Chińska Państwowa Komisja ds. Rozwoju i Reform zapowiedziała ograniczenie przez kraj jednorazowych produktów z plastiku. Projekt ma trwać 5 lat. W 2025 roku Chińczycy zrezygnują całkowicie z jego produkcji. Mowa tu o plastikowych talerzykach, sztućcach, kubkach, torebkach oraz słomkach. Prawdopodobnie wszystko zastąpi papier. Nie dziwię się. Przecież to ich wynalazek.
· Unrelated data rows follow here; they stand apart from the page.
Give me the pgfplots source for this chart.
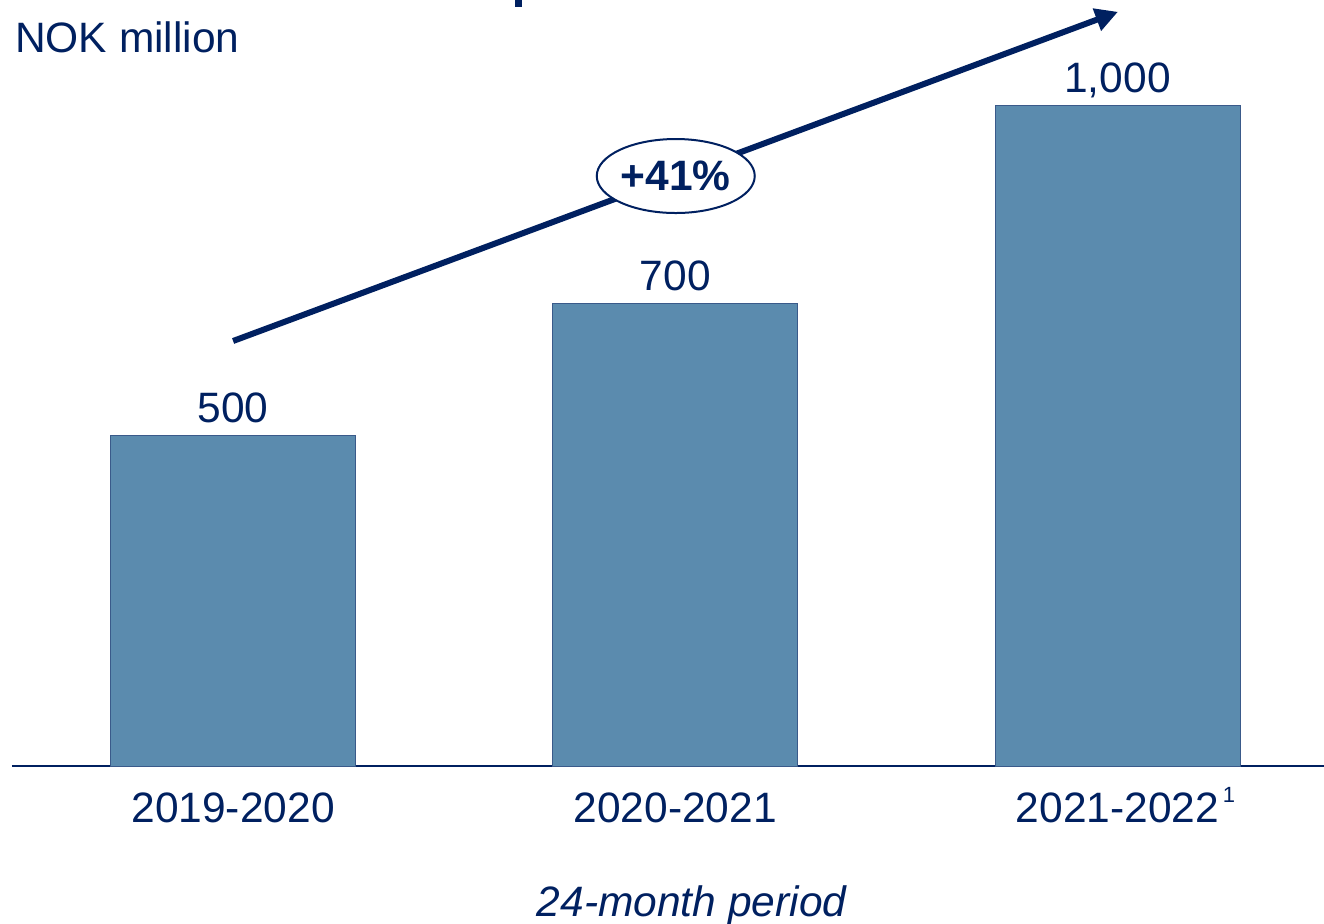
\documentclass[border=0pt]{standalone}
\usepackage{pgfplots}
\pgfplotsset{compat=1.18}
\usepackage{fontspec}
\setmainfont{Liberation Sans}
\usetikzlibrary{arrows.meta,shapes.geometric}

\definecolor{navy}{RGB}{0,32,96}
\definecolor{barfill}{RGB}{91,139,174}
\definecolor{baredge}{RGB}{58,90,138}

\begin{document}
\begin{tikzpicture}
\begin{axis}[
    scale only axis,
    width=524.8pt,
    height=306.4pt,
    xmin=-0.5, xmax=2.467,
    ymin=0, ymax=1158.9,
    axis x line=bottom,
    axis y line=none,
    axis line style={navy,line width=0.8pt,-},
    xtick=data,
    xticklabels={2019-2020,2020-2021,2021-2022\rlap{\kern1.5pt\raisebox{8pt}{\fontsize{8.8pt}{10pt}\selectfont 1}}},
    major tick length=0pt,
    xticklabel style={font=\fontsize{17pt}{20pt}\selectfont,text=navy,anchor=base,yshift=-22.4pt,inner sep=0pt},
    ybar,
    bar width=98pt,
    nodes near coords,
    every node near coord/.append style={font=\fontsize{17pt}{20pt}\selectfont,text=navy,anchor=base,inner sep=0pt,yshift=5.2pt},
    /pgf/number format/.cd,1000 sep={,},assume math mode=true,
    /pgfplots/.cd,
    clip=false,
]
\addplot[fill=barfill,draw=baredge,line width=0.4pt] coordinates {
    (0,500)
    (1,700)
    (2,1000)
};
\coordinate (bl) at (rel axis cs:0,0);
\coordinate (tr) at (rel axis cs:1,1);
% cut-off title descender at the top edge
\fill[navy] (axis cs:0.637,1148) rectangle (axis cs:0.653,1162);
\draw[navy,line width=2.4pt,-{Triangle[length=9pt,width=9pt]}] (axis cs:0,643) -- (axis cs:2.001,1141);
\node[ellipse,draw=navy,line width=0.8pt,fill=white,minimum width=63.2pt,minimum height=29.6pt,inner sep=0pt,text=navy,font=\fontsize{17pt}{20pt}\selectfont\bfseries] at (axis cs:1.001,892.6) {+41\%};
\node[anchor=base west,inner sep=0pt,text=navy,font=\fontsize{17pt}{20pt}\selectfont] at (axis cs:-0.494,1080.2) {NOK million};
\node[anchor=base,inner sep=0pt,text=navy,font=\fontsize{17pt}{20pt}\selectfont\itshape] at (axis cs:1.037,-228.4) {24-month period};
\end{axis}
\pgfresetboundingbox
\useasboundingbox ([shift={(-4.8pt,-62.8pt)}]bl) rectangle (tr);
\end{tikzpicture}
\end{document}
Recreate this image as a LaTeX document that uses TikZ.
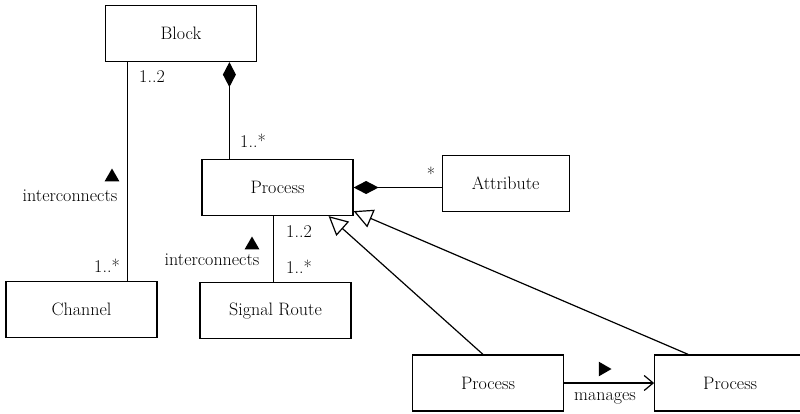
\documentclass[tikz,border=0pt]{standalone}
\usepackage{mathptmx}
\usetikzlibrary{arrows.meta, positioning, shapes.geometric, calc}

\begin{document}
\begin{tikzpicture}[
    x=1pt, y=-1pt,
    font=\fontsize{18}{21}\selectfont,
    cls/.style={rectangle, draw, line width=1.2pt, minimum width=151pt, minimum height=56pt, inner sep=0pt},
    assoc/.style={line width=1.2pt},
    compose/.style={line width=1.2pt, {Diamond[length=25pt,width=13pt]}-},
    inherit/.style={line width=1.2pt, -{Triangle[open,length=19pt,width=19pt]}},
    navig/.style={line width=1.2pt, -{Straight Barb[length=9pt,width=15pt]}},
    mult/.style={inner sep=0pt},
    readdir/.style={regular polygon, regular polygon sides=3, fill=black, inner sep=0pt, minimum size=17pt}
]
\useasboundingbox (0,0) rectangle (800,413);

% classes
\node[cls] (block) at (181,33.5) {Block};
\node[cls] (proc) at (277.5,187.5) {Process};
\node[cls, minimum width=127pt, right=88pt of proc, yshift=4pt] (attr) {Attribute};
\node[cls] (chan) at (81.5,309.5) {Channel};
\node[cls, below=66pt of proc, xshift=-2pt] (sig) {Signal Route};
\node[cls] (sub1) at (488,383) {Process};
\node[cls, right=90pt of sub1] (sub2) {Process};

% attachment points on the boxes
\coordinate (cb) at ($(chan.north east)+(-30,0)$);
\coordinate (pb) at ($(proc.north west)+(28,0)$);
\coordinate (ps) at ($(proc.south)+(-4,0)$);
\coordinate (g1) at ($(proc.south east)+(-25,0)$);
\coordinate (g2) at ($(proc.south east)+(0,-5)$);
\coordinate (s1) at ($(sub1.north)+(-5,0)$);
\coordinate (s2) at ($(sub2.north)+(-42,0)$);

% associations
\draw[assoc] (cb) -- (cb |- block.south);
\draw[compose] (pb |- block.south) -- (pb);
\draw[compose] (proc.east) -- (proc.east -| attr.west);
\draw[assoc] (ps) -- (ps |- sig.north);
\draw[inherit] (s1) -- (g1);
\draw[inherit] (s2) -- (g2);
\draw[navig] (sub1.east) -- (sub2.west);

% multiplicities and role names
\node[mult] (m1) at (152,77) {1..2};
\node[mult] (m2) at (253,141) {1..*};
\node[mult] (m3) at (107,266) {1..*};
\node[mult] (m4) at (299,232) {1..2};
\node[mult] (m5) at (299,267) {1..*};
\node[mult] (m6) at (431,174) {*};
\node[mult] (ic1) at (70,196) {interconnects};
\node[mult] (ic2) at (212,260) {interconnects};
\node[mult] (mg) at (605,398) {manages};

% reading directions
\node[readdir] (d1) at (112,177) {};
\node[readdir] (d2) at (252,245) {};
\node[readdir, shape border rotate=-90] (d3) at (603,369) {};
\end{tikzpicture}
\end{document}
Jednak zmiany mogą nastąpić najpierw w większych miastach np. Shanghai, Pekin. Może to nastąpić nawet w tym roku. Dodatkowo, nie będzie można zaopatrzyć się w jakąś plastikową torebkę w chińskich sklepach ulokowanych. Lepiej zabierać ze sobą materiałową torbę, aby nie mieć nieprzyjemnej niespodzianki podczas zakupów. Jednak reszta miast i wsi będzie objęta projektem dopiero przed 2025 rokiem. Ale słomkowy problem dotknie wszystkich jak najszybciej.
Słomkowy problem. Są przydatne. Nawet bardzo. Dlatego zamiast bawić się w ich produkcję z plastiku to jego godnym zastępcą będzie papier. Niby wszystko okey. Tylko czy ktoś pomyślał do drugiej stronie medalu? Przecież jak wzrośnie ich produkcja to będzie coraz mniej drzew. Plastik kradnie nam wodę, a papier – tlen.
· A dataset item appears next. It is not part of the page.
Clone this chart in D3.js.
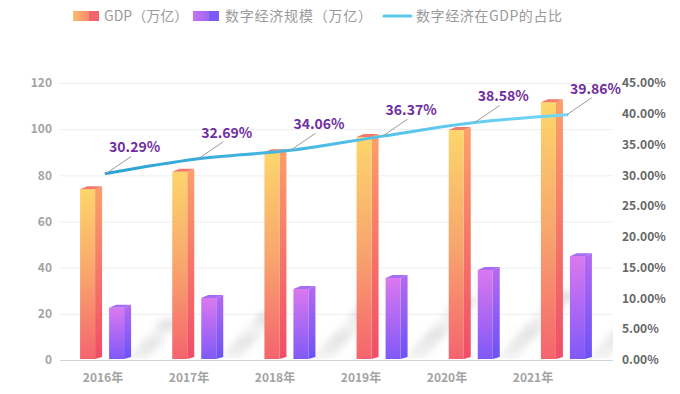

Państwowa Komisja ds. Rozwoju i Reform dodatkowo zachęca obywateli, aby używali produktów biodegradowalnych. Zaznacza, że redukcja zanieczyszczenia plastikiem wpłynie na ich zdrowie i „budowanie pięknych Chin”.
Trzeba zaznaczyć, że Chiny są największym producentem tworzyw sztucznych na świecie. Potęga gospodarcza! Skoro plastik nie będzie już tam wytwarzany, to jak będzie wyglądać sytuacja na świecie? Możliwe, że inne kraje w Azji podejmą się dalszej produkcji, ale może być tego plastiku mniej.
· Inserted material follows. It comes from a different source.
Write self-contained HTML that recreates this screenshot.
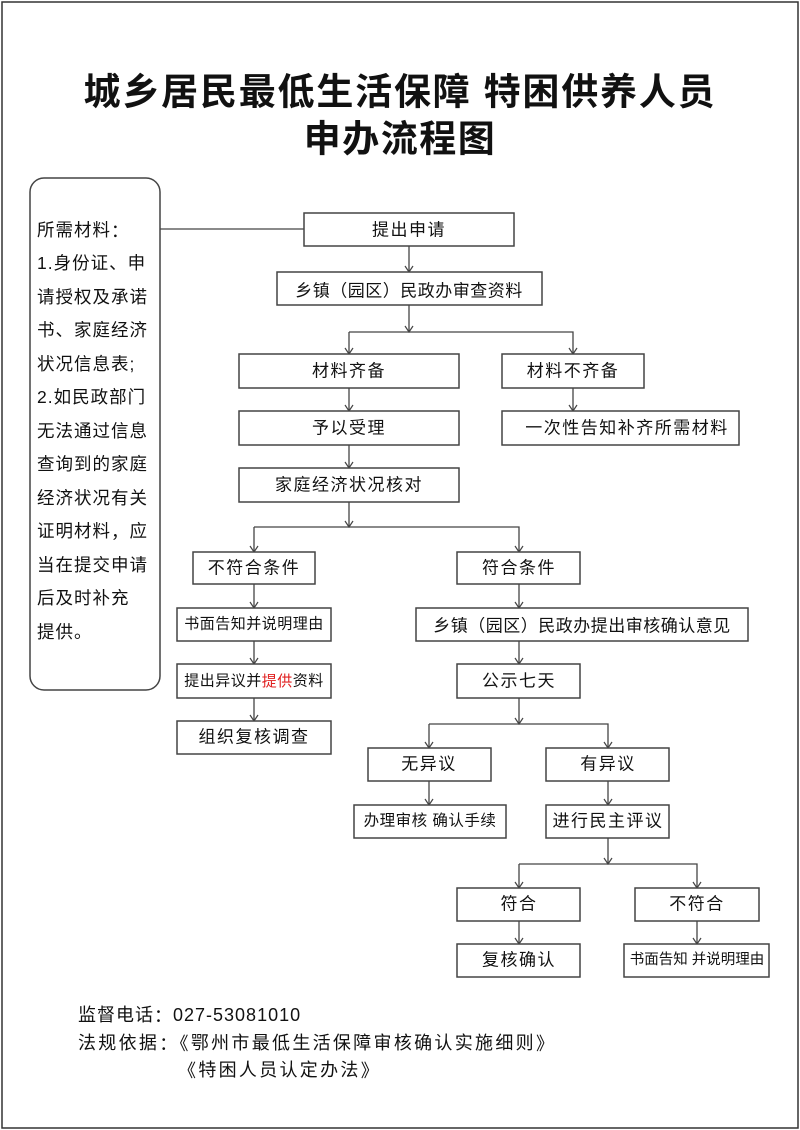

Dzięki temu pomysłowi, możliwe, że my, Polacy też ograniczymy się do alternatywnych rozwiązań. Moda na bycie eko w naszym kraju kwitnie. Ostatnio nawet McDonalds wprowadził papierowe słomki, nowe kubki do lodów McFlurry i patyczki do balonów. Może jedzenie nie jest tam najzdrowsze, ale takie rozwiązanie plastikowego problemu to magnes na VSCO girls i innych obrońców środowiska.
Szkoda, że nikt jeszcze nie wymyślił jakiegoś produktu, który nas nie zabije, nie okradnie, a co ważniejsze – będzie nam służyć długo. Na razie zobaczmy, czy projekt się sprawdzi w Chinach.